Written instruction | Repeat what the lines below say, word for word, and skip every image.
--- start Collected data ---
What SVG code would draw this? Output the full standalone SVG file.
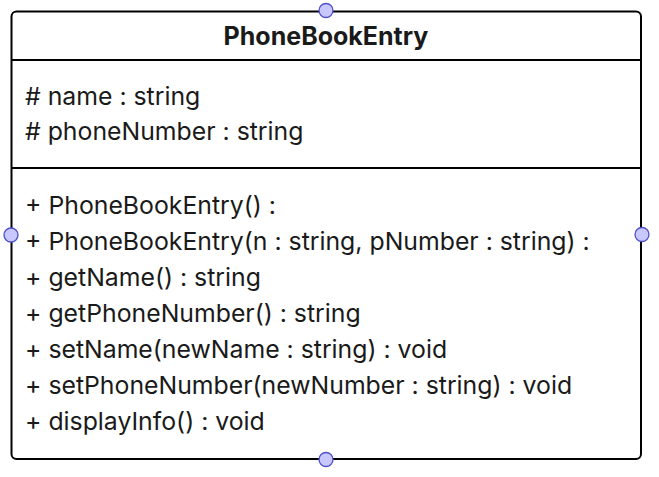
<svg xmlns="http://www.w3.org/2000/svg" width="659" height="477" viewBox="0 0 659 477">
<style>
.box{fill:#fff;stroke:#000;stroke-width:2}
.div{stroke:#000;stroke-width:2}
.t{font-family:Inter,"Liberation Sans",sans-serif;font-size:24.8px;fill:#1a1a1a}
.h{font-weight:bold;text-anchor:middle;font-size:25px}
.port{fill:#c8c8ff;stroke:#5050c8;stroke-width:1.3}
</style>
<rect width="659" height="477" fill="#fff"/>
<g id="PhoneBookEntry">
<rect class="box" x="11.5" y="11.5" width="629.5" height="447.5" rx="5"/>
<line class="div" x1="11.5" y1="60" x2="641" y2="60"/>
<line class="div" x1="11.5" y1="168" x2="641" y2="168"/>
<text class="t h" x="326" y="44.5">PhoneBookEntry</text>
<text class="t" x="25" y="105"># name : string</text>
<text class="t" x="25" y="140"># phoneNumber : string</text>
<text class="t" x="25" y="213.5">+ PhoneBookEntry() :</text>
<text class="t" x="25" y="249.5">+ PhoneBookEntry(n : string, pNumber : string) :</text>
<text class="t" x="25" y="285.5">+ getName() : string</text>
<text class="t" x="25" y="321.5">+ getPhoneNumber() : string</text>
<text class="t" x="25" y="357.5">+ setName(newName : string) : void</text>
<text class="t" x="25" y="393.5">+ setPhoneNumber(newNumber : string) : void</text>
<text class="t" x="25" y="429.5">+ displayInfo() : void</text>
</g>
<g id="connectors">
<circle class="port" cx="326" cy="10.5" r="7"/>
<circle class="port" cx="11" cy="235" r="7"/>
<circle class="port" cx="642" cy="234.5" r="7"/>
<circle class="port" cx="326" cy="459.5" r="7"/>
</g>
</svg>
--- end Collected data ---
The output |
What SVG code would draw this? Output the full standalone SVG file.
<svg xmlns="http://www.w3.org/2000/svg" width="659" height="477" viewBox="0 0 659 477">
<style>
.box{fill:#fff;stroke:#000;stroke-width:2}
.div{stroke:#000;stroke-width:2}
.t{font-family:Inter,"Liberation Sans",sans-serif;font-size:24.8px;fill:#1a1a1a}
.h{font-weight:bold;text-anchor:middle;font-size:25px}
.port{fill:#c8c8ff;stroke:#5050c8;stroke-width:1.3}
</style>
<rect width="659" height="477" fill="#fff"/>
<g id="PhoneBookEntry">
<rect class="box" x="11.5" y="11.5" width="629.5" height="447.5" rx="5"/>
<line class="div" x1="11.5" y1="60" x2="641" y2="60"/>
<line class="div" x1="11.5" y1="168" x2="641" y2="168"/>
<text class="t h" x="326" y="44.5">PhoneBookEntry</text>
<text class="t" x="25" y="105"># name : string</text>
<text class="t" x="25" y="140"># phoneNumber : string</text>
<text class="t" x="25" y="213.5">+ PhoneBookEntry() :</text>
<text class="t" x="25" y="249.5">+ PhoneBookEntry(n : string, pNumber : string) :</text>
<text class="t" x="25" y="285.5">+ getName() : string</text>
<text class="t" x="25" y="321.5">+ getPhoneNumber() : string</text>
<text class="t" x="25" y="357.5">+ setName(newName : string) : void</text>
<text class="t" x="25" y="393.5">+ setPhoneNumber(newNumber : string) : void</text>
<text class="t" x="25" y="429.5">+ displayInfo() : void</text>
</g>
<g id="connectors">
<circle class="port" cx="326" cy="10.5" r="7"/>
<circle class="port" cx="11" cy="235" r="7"/>
<circle class="port" cx="642" cy="234.5" r="7"/>
<circle class="port" cx="326" cy="459.5" r="7"/>
</g>
</svg>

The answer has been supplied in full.